* [TO DO]: Examine the entries and show every line in which the word "with" is found.

* [ITEMS]:
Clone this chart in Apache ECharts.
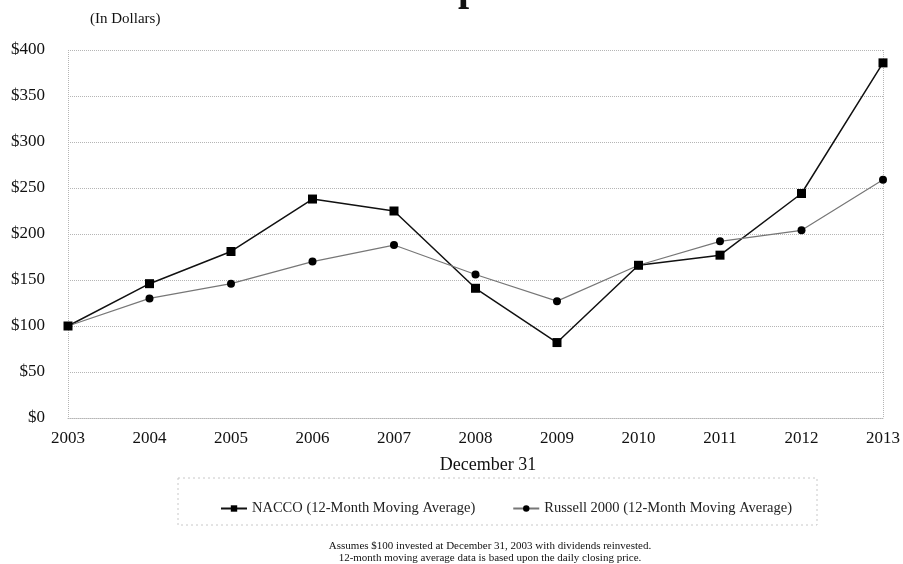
<!DOCTYPE html>
<html>
<head>
<meta charset="utf-8">
<script src="https://cdn.jsdelivr.net/npm/echarts@6/dist/echarts.min.js"></script>
<style>
    html, body { margin: 0; padding: 0; background: #fff; }
    #chart { width: 903px; height: 564px; }
</style>
</head>
<body>
<div id="chart"></div>
<script>
// data
const years = ['2003', '2004', '2005', '2006', '2007', '2008', '2009', '2010', '2011', '2012', '2013']
const nacco = [100, 146, 181, 238, 225, 141, 82, 166, 177, 244, 386]
const russell = [100, 130, 146, 170, 188, 156, 127, 166, 192, 204, 259]
const seriesNames = ['NACCO (12-Month Moving Average)', 'Russell 2000 (12-Month Moving Average)']

const serif = '"Liberation Serif", "DejaVu Serif", serif'
const gridColor = '#b5b5b5'

const chart = echarts.init(document.getElementById('chart'))

const option = {
    animation: false,
    backgroundColor: '#fff',
    textStyle: { fontFamily: serif },
    grid: {
        left: 68,
        right: 20,
        top: 50,
        bottom: 146
    },
    legend: {
        left: 215,
        top: 496,
        itemGap: 37,
        itemWidth: 26,
        itemHeight: 8,
        textStyle: { fontFamily: serif, fontSize: 14.5, color: '#222' },
        data: seriesNames
    },
    xAxis: {
        type: 'category',
        data: years,
        boundaryGap: false,
        name: 'December 31',
        nameLocation: 'middle',
        nameGap: 38,
        nameTextStyle: { fontFamily: serif, fontSize: 18, color: '#111', padding: [0, 0, 0, 25] },
        axisLine: { lineStyle: { color: gridColor, type: 'dotted' } },
        axisTick: { show: false },
        axisLabel: { fontFamily: serif, fontSize: 17, color: '#111', margin: 12 },
        splitLine: {
            show: true,
            interval: (i) => i === 0 || i === years.length - 1,
            lineStyle: { color: gridColor, type: 'dotted' }
        }
    },
    yAxis: {
        type: 'value',
        min: 0,
        max: 400,
        interval: 50,
        axisLine: { show: false },
        axisTick: { show: false },
        axisLabel: {
            fontFamily: serif,
            fontSize: 17,
            color: '#111',
            margin: 23,
            formatter: '${value}'
        },
        splitLine: { lineStyle: { color: gridColor, type: 'dotted' } }
    },
    series: [
        {
            name: seriesNames[0],
            type: 'line',
            data: nacco,
            symbol: 'rect',
            symbolSize: 9,
            itemStyle: { color: '#000' },
            lineStyle: { color: '#111', width: 1.5 }
        },
        {
            name: seriesNames[1],
            type: 'line',
            data: russell,
            symbol: 'circle',
            symbolSize: 8,
            itemStyle: { color: '#000' },
            lineStyle: { color: '#777', width: 1.2 }
        }
    ],
    graphic: [
        // bottom of the cut-off title
        {
            type: 'text',
            left: 458,
            top: -30,
            style: { text: 'p', font: 'bold 40px ' + serif, fill: '#111' }
        },
        {
            type: 'text',
            left: 90,
            top: 12,
            style: { text: '(In Dollars)', font: '15px ' + serif, fill: '#111' }
        },
        // legend frame
        {
            type: 'rect',
            shape: { x: 178, y: 478, width: 639, height: 47 },
            style: { fill: 'none', stroke: '#c8c8c8', lineWidth: 1, lineDash: [2, 3] }
        },
        {
            type: 'text',
            x: 490,
            y: 540,
            style: {
                text: 'Assumes $100 invested at December 31, 2003 with dividends reinvested.\n12-month moving average data is based upon the daily closing price.',
                font: '11px ' + serif,
                fill: '#111',
                align: 'center',
                lineHeight: 12
            }
        }
    ]
}

chart.setOption(option)
</script>
</body>
</html>
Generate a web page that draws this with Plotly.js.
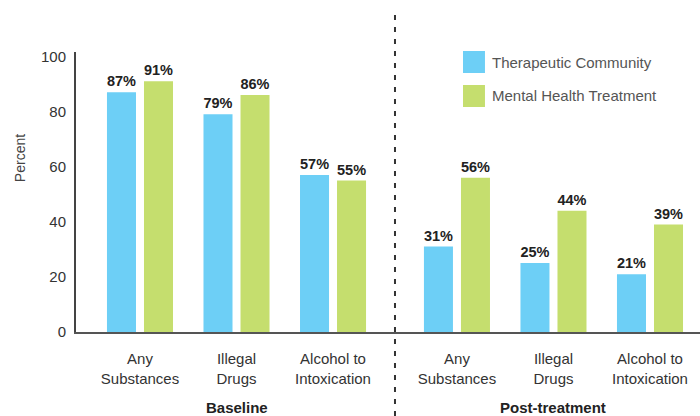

* [RESULT OF THIS EXERCISE]:
                text: 'Assumes $100 invested at December 31, 2003 with dividends reinvested.\n12-month moving average data is based upon the daily closing price.',
Generate a web page that draws this with Plotly.js.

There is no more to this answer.